Mil están de más
Los inauguran incesantes pero son escasos los que tienen continuidad real. Se van diseminando por la geografía del Estado y con frecuencia son redundantes. Parecen el vestigio de otros tiempos en que sobraban las ganas y el dinero y a menudo los llaman museos -aunque casi ninguno tiene colección-. Son nuestros insólitos y numerosísimos centros de arte contemporáneo que desde los ochenta y coincidiendo, por una parte, con la revisión de la institución museo que esa década puso sobre el tapete -el museo es el lugar donde se transforma la percepción de las obras- y, por la otra, con la necesidad del país de modernizarse, han ido invadiendo ciudades, pueblos y valles -literalmente hablando-. Cada rincón de nuestra geografía aspira a tener ese pedacito de modernidad al cual quizás no vayan tantos visitantes después de la apertura.

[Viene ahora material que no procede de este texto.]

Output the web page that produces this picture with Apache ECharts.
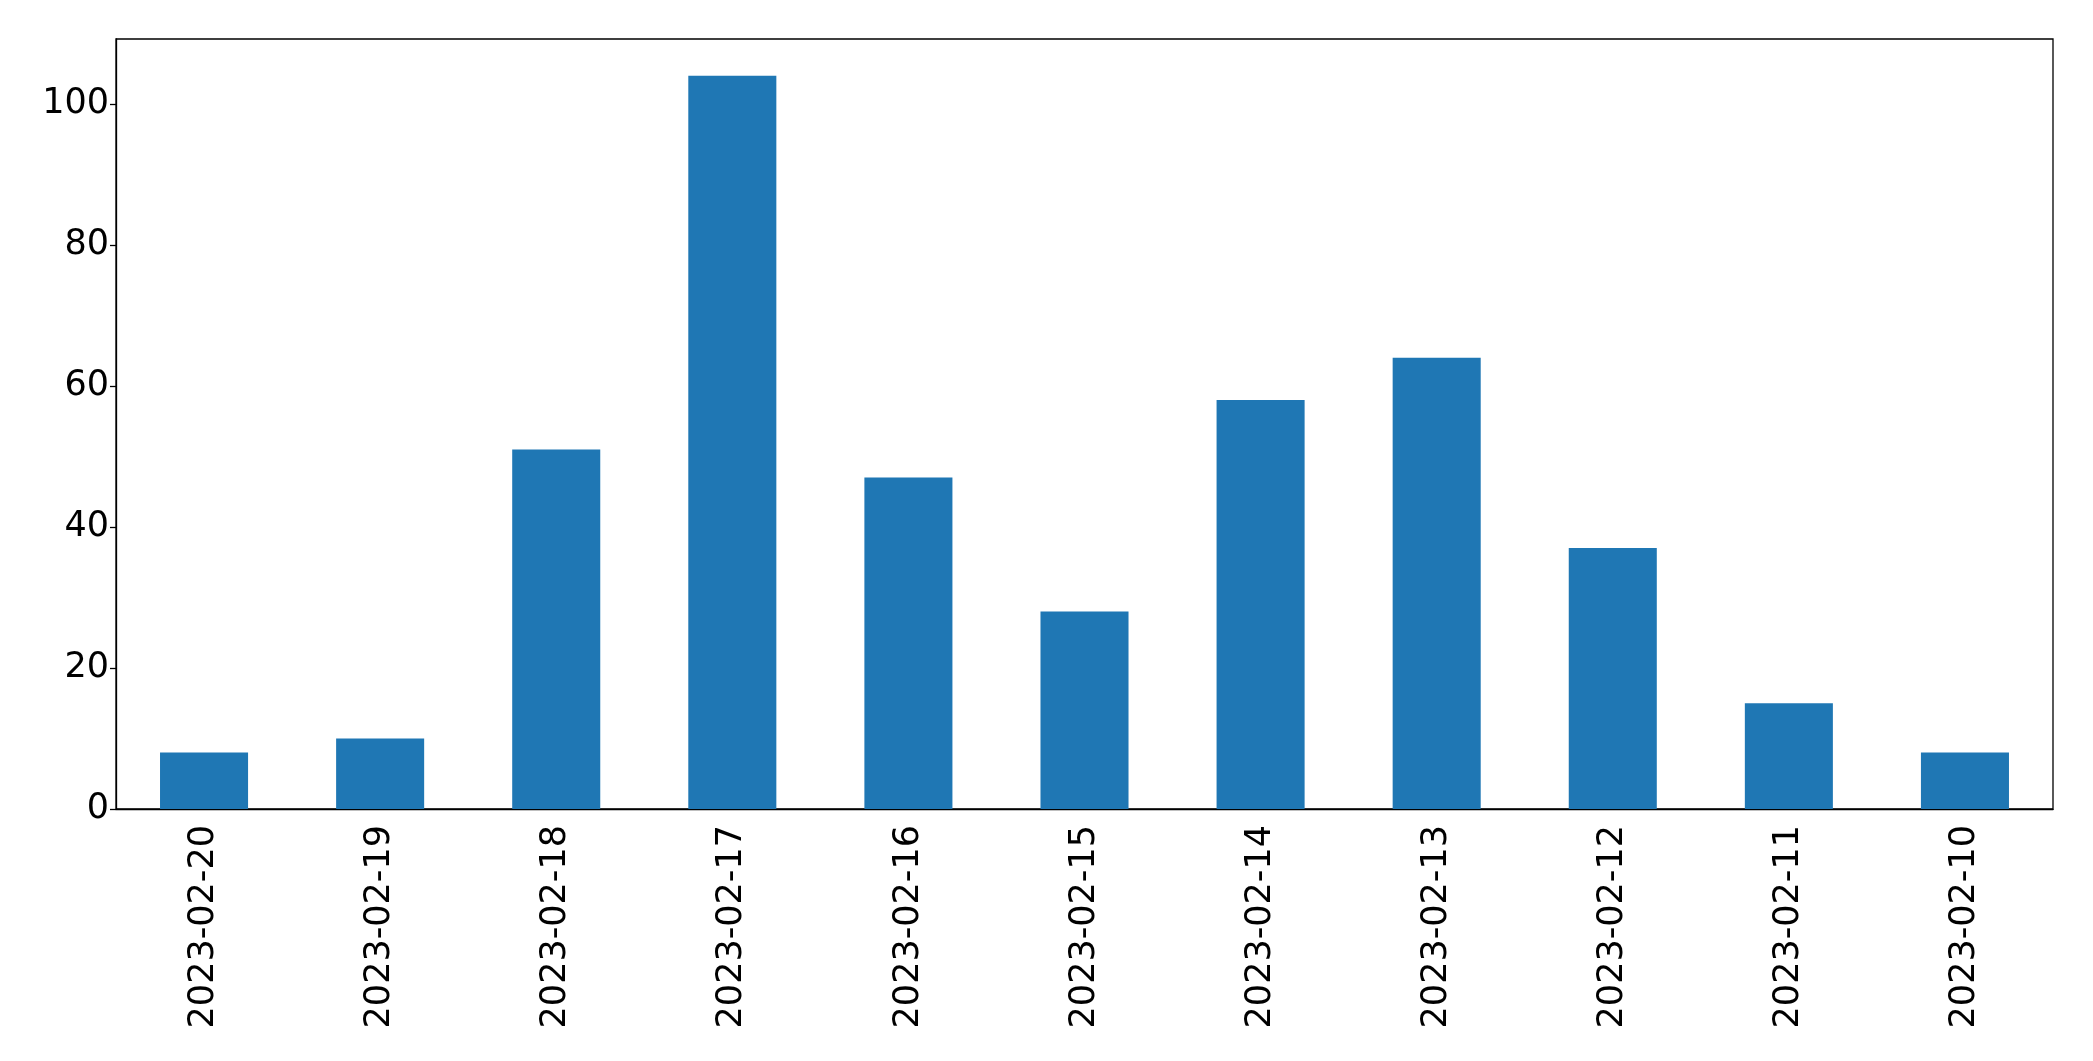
<!DOCTYPE html>
<html>
<head>
<meta charset="utf-8">
<script src="https://cdn.jsdelivr.net/npm/echarts@6/dist/echarts.min.js"></script>
<style>
html,body{margin:0;padding:0;background:#fff;}
#c{width:2093px;height:1061px;}
</style>
</head>
<body>
<div id="c"></div>
<script>
const categories = ["2023-02-20","2023-02-19","2023-02-18","2023-02-17","2023-02-16","2023-02-15","2023-02-14","2023-02-13","2023-02-12","2023-02-11","2023-02-10"];
const values = [8, 10, 51, 104, 47, 28, 58, 64, 37, 15, 8];
const yMax = 109.2;
const yInterval = 20;

const chart = echarts.init(document.getElementById('c'), null, {renderer: 'canvas'});
const font = 'DejaVu Sans';
chart.setOption({
  animation: false,
  backgroundColor: '#ffffff',
  grid: {
    left: 116, top: 39, right: 40, bottom: 252,
    show: true, borderColor: '#000', borderWidth: 1.3, backgroundColor: 'transparent'
  },
  xAxis: {
    type: 'category',
    data: categories,
    axisLine: {lineStyle: {color: '#000', width: 1.3}},
    axisTick: {alignWithLabel: true, length: 6, lineStyle: {color: '#000', width: 1.3}},
    axisLabel: {rotate: 90, color: '#000', fontFamily: font, fontSize: 35, margin: 16, interval: 0}
  },
  yAxis: {
    type: 'value',
    min: 0, max: yMax, interval: yInterval,
    splitLine: {show: false},
    axisLine: {show: true, lineStyle: {color: '#000', width: 1.3}},
    axisTick: {show: true, length: 6, lineStyle: {color: '#000', width: 1.3}},
    axisLabel: {color: '#000', fontFamily: font, fontSize: 35, margin: 7, showMaxLabel: false}
  },
  series: [{
    type: 'bar',
    data: values,
    barWidth: '50%',
    itemStyle: {color: '#1f77b4'}
  }]
});
</script>
</body>
</html>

Da lo mismo: en una sociedad virtual lo importante es tener una página web en la red -supongo-.
Así que van proliferando estos centros vacíos o, peor aún, olvidados al rato de la apertura, ruinas modernas que hablan de cierta aspiración a lo contemporáneo en un país con un pasado de exclusiones, desde la Ilustración a los grandes acontecimientos artísticos del siglo XX. Un país que ha sido "posmoderno" -perdón por este concepto tan denostado- sin haber sido moderno. Es posible que la necesidad de ser modernos fuera legítima, casi seguro lo era, pero, como a veces ocurre, se ha ido convirtiendo en una disfuncionalidad que lleva a paradojas tan graves como gastar el presupuesto para un centro de arte contemporáneo en una ciudad donde el "museo provincial" de toda la vida, con una colección digna, y a veces estupenda, se ha visto relegado por las modas, los acontecimientos, las autoridades, el destino -qué sé yo-. Un caso extremo, afortunadamente subsanado, fueron las pésimas condiciones en las cuales se mostró durante años la colección del arte del XIX del Museo del Prado en el Casón, mientras se inauguraban algunos de los más emblemáticos museos de arte contemporáneo -aún recuerdo las pelotitas de polvo incluso en los dibujos preparatorios de El Guernica, literal también-.
Ese juego duchampiano -lo digo por el depósito de polvo- era un vaticinio tímido de lo que iba a pasar. Todo debe ser Duchamp: eso es lo que piden los públicos -o eso piden los públicos porque eso se ha decidido darles-. Mi pregunta es, por tanto, básica, y me apasiona, pues todas las respuestas que se me ocurren me parecen igual de locas. ¿Por qué se ha puesto tan de moda el arte contemporáneo? A lo mejor porque es barato también como diseño arquitectónico, en casi ninguno de los mencionados centros se puede mostrar una obra con exigencias de conservación, lo que quiere decir que dentro de treinta años si tienen colección deberán trasladarla porque sus obras serán "clásicos", como ha pasado con Warhol. Además, con el arte actual es más fácil dar el pego en una sociedad a la deriva y de consumo como ésta: si se abre un espacio Chardin -por cierto, no me canso de verle en el Prado- habrá que tener algo, incluso un modesto Chardin, pero en el saco abierto del "centro de arte" da igual tener colección que no, programa que no, público que no.
Pienso en Foucault y se me viene a la memoria su reflexión sobre Las mil y una noches, cómo en ese relato sin fin, en esas mil y una noches, hay una redundancia: la que cuenta el relato mismo del libro. "Se podría decir que hay una noche de más y que mil habrían bastado". En el caso de nuestros centros de arte ocurre justo lo contrario: mil -o casi- están de más.